June 8, 2026
Opec+ agrees fourth monthly oil output hike since Hormuz disruption
Opec+ has approved a fourth consecutive monthly increase in oil output targets, raising July quotas by 188,000 barrels per day. The move comes despite continued disruption to Gulf exports through the Strait of Hormuz.
June 8, 2026

ISLAMABAD: Opec+ on Sunday approved a fourth successive increase in oil output targets, even as the war between the United States and Iran continues to restrict several members from raising actual supply because of disrupted flows through the Strait of Hormuz.
Seven core members agreed to raise production targets by 188,000 barrels per day from July. The increase matches the revised June adjustment and follows earlier monthly quota rises of 206,000 bpd in April and May. The June figure was lowered to reflect the United Arab Emirates’ departure from Opec.
The group’s latest move comes as the closure of the Strait of Hormuz has sharply reduced exports from Gulf producers. Opec figures show the alliance’s production fell to an average of 33.19 million barrels per day in April, down from 42.77 million bpd in February.
Jorge Leon, an analyst at Rystad and a former Opec official, said the quota increase would have little immediate practical effect while the shipping route remains shut. “An Opec+ production increase means very little while the Strait of Hormuz remains closed,” said Jorge Leon, an analyst at Rystad and a former Opec official. “When the Strait of Hormuz reopens, the market could move very quickly from fear of shortage to fear of surplus.”
Output policy and remaining cuts
The seven countries are raising output as part of a phased rollback of a 1.65 million bpd production cut agreed in 2023, when the UAE was still part of the group. Reuters calculations said that, from July, about 567,000 bpd of that original reduction would still remain to be restored to the market after accounting for the UAE’s exit on May 1.
If Opec+ continues with monthly increases of roughly 188,000 bpd in August and September, the remaining portion of that cut would be fully unwound by the end of September.

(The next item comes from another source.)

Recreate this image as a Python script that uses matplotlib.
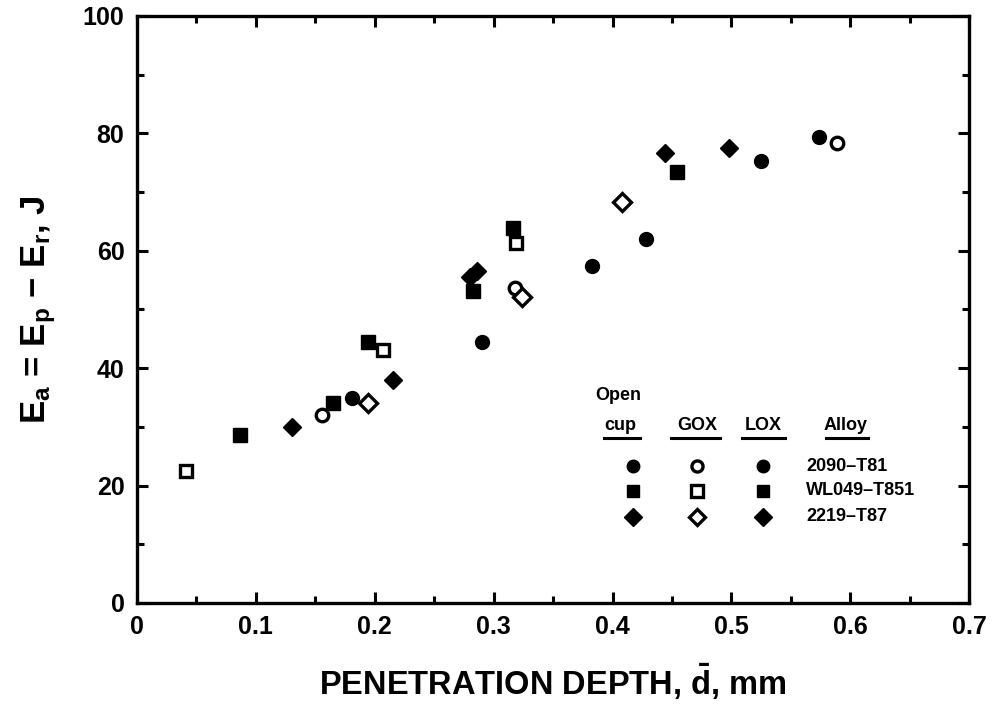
import matplotlib.pyplot as plt
from matplotlib.ticker import MultipleLocator, FuncFormatter

plt.rcParams["font.family"] = "Liberation Sans"
plt.rcParams["font.weight"] = "bold"
plt.rcParams["axes.labelweight"] = "bold"
plt.rcParams["mathtext.fontset"] = "custom"
plt.rcParams["mathtext.rm"] = "Liberation Sans:bold"
plt.rcParams["mathtext.it"] = "Liberation Sans:bold"
plt.rcParams["mathtext.bf"] = "Liberation Sans:bold"
plt.rcParams["mathtext.default"] = "bf"

# penetration depth (mm) and absorbed energy (J) per test condition / alloy
opencup_2090_x = [0.181, 0.290, 0.383]
opencup_2090_y = [34.9, 44.5, 57.4]
opencup_wl049_x = [0.165, 0.194, 0.316]
opencup_wl049_y = [34.1, 44.5, 63.9]
opencup_2219_x = [0.130, 0.215, 0.280]
opencup_2219_y = [30.0, 38.0, 55.5]

gox_2090_x = [0.156, 0.318, 0.589]
gox_2090_y = [32.0, 53.7, 78.4]
gox_wl049_x = [0.041, 0.207, 0.319]
gox_wl049_y = [22.5, 43.1, 61.3]
gox_2219_x = [0.194, 0.324, 0.408]
gox_2219_y = [34.1, 52.1, 68.3]

lox_2090_x = [0.428, 0.525, 0.574]
lox_2090_y = [62.0, 75.3, 79.4]
lox_wl049_x = [0.087, 0.283, 0.454]
lox_wl049_y = [28.6, 53.2, 73.4]
lox_2219_x = [0.286, 0.444, 0.498]
lox_2219_y = [56.6, 76.7, 77.5]

alloys = ["2090\u2013T81", "WL049\u2013T851", "2219\u2013T87"]
columns = ["GOX", "LOX", "Alloy"]

fig = plt.figure(figsize=(9.94, 7.11), dpi=100)
ax = fig.add_axes([0.1378, 0.152, 0.8372, 0.8255])

filled = dict(color="black", linestyle="none")
hollow = dict(color="black", markerfacecolor="white", markeredgewidth=2.4, linestyle="none")

ax.plot(opencup_2090_x, opencup_2090_y, marker="o", markersize=10, **filled)
ax.plot(opencup_wl049_x, opencup_wl049_y, marker="s", markersize=9.5, **filled)
ax.plot(opencup_2219_x, opencup_2219_y, marker="D", markersize=9.5, **filled)
ax.plot(gox_2090_x, gox_2090_y, marker="o", markersize=9, **hollow)
ax.plot(gox_wl049_x, gox_wl049_y, marker="s", markersize=9, **hollow)
ax.plot(gox_2219_x, gox_2219_y, marker="D", markersize=9, **hollow)
ax.plot(lox_2090_x, lox_2090_y, marker="o", markersize=10, **filled)
ax.plot(lox_wl049_x, lox_wl049_y, marker="s", markersize=9.5, **filled)
ax.plot(lox_2219_x, lox_2219_y, marker="D", markersize=9.5, **filled)

ax.set_xlim(0, 0.7)
ax.set_ylim(0, 100)
ax.xaxis.set_major_locator(MultipleLocator(0.1))
ax.xaxis.set_minor_locator(MultipleLocator(0.05))
ax.yaxis.set_major_locator(MultipleLocator(20))
ax.yaxis.set_minor_locator(MultipleLocator(10))
ax.xaxis.set_major_formatter(FuncFormatter(lambda v, p: "0" if abs(v) < 1e-9 else f"{v:.1f}"))
ax.tick_params(which="both", direction="in", top=True, right=True, width=2.2,
               labelsize=18, pad=9)
ax.tick_params(which="major", length=8)
ax.tick_params(which="minor", length=5)
for sp in ax.spines.values():
    sp.set_linewidth(2.4)

ax.set_xlabel(r"PENETRATION DEPTH, $\bar{d}$, mm", fontsize=23.5, labelpad=16)
ax.set_ylabel(r"$E_a$ = $E_p$ $-$ $E_r$, J", fontsize=25, labelpad=18)

# legend block drawn by hand, like the original figure
tr = ax.transAxes
lfs = 13
ax.text(0.578, 0.353, "Open", transform=tr, ha="center", va="center", fontsize=lfs)
ax.text(0.581, 0.303, "cup", transform=tr, ha="center", va="center", fontsize=lfs)
for name, xc in zip(columns, [0.673, 0.752, 0.851]):
    ax.text(xc, 0.303, name, transform=tr, ha="center", va="center", fontsize=lfs)
for x0, x1 in [(0.561, 0.604), (0.642, 0.701), (0.727, 0.779), (0.828, 0.879)]:
    ax.plot([x0, x1], [0.281, 0.281], transform=tr, color="black", lw=2.2, clip_on=False)

row_y = [0.233, 0.191, 0.147]
row_marker = ["o", "s", "D"]
for name, yy, mk in zip(alloys, row_y, row_marker):
    ax.plot([0.596], [yy], marker=mk, markersize=9, transform=tr, **filled)
    ax.plot([0.673], [yy], marker=mk, markersize=8, transform=tr, **hollow)
    ax.plot([0.752], [yy], marker=mk, markersize=9, transform=tr, **filled)
    ax.text(0.804, yy, name, transform=tr, ha="left", va="center", fontsize=lfs)

fig.savefig("out.png", dpi=100)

The seven countries that took Sunday’s decision were Saudi Arabia, Iraq, Kuwait, Algeria, Kazakhstan, Russia and Oman. In recent years, those states, along with the UAE before its withdrawal, have led the group’s production policy decisions.
Separate meeting leaves broader policy unchanged
In a separate meeting involving all 21 Opec+ members, ministers left the wider group production policy unchanged through the end of 2026, according to another Opec statement.
The alliance is also conducting a review of members’ oil production capacity that will be used as a reference point for 2027 production baselines, from which quotas are set. Opec+ said on Sunday that ministers reaffirmed the importance of completing that assessment.
Oil prices had fallen to around $93 a barrel on Friday as traders grew more confident that the chances of renewed conflict between Washington and Tehran were receding. Before the war began, prices were near $72 a barrel.
The pressure on Opec+ has intensified further after the UAE left the Organization of the Petroleum Exporting Countries following nearly 60 years of membership.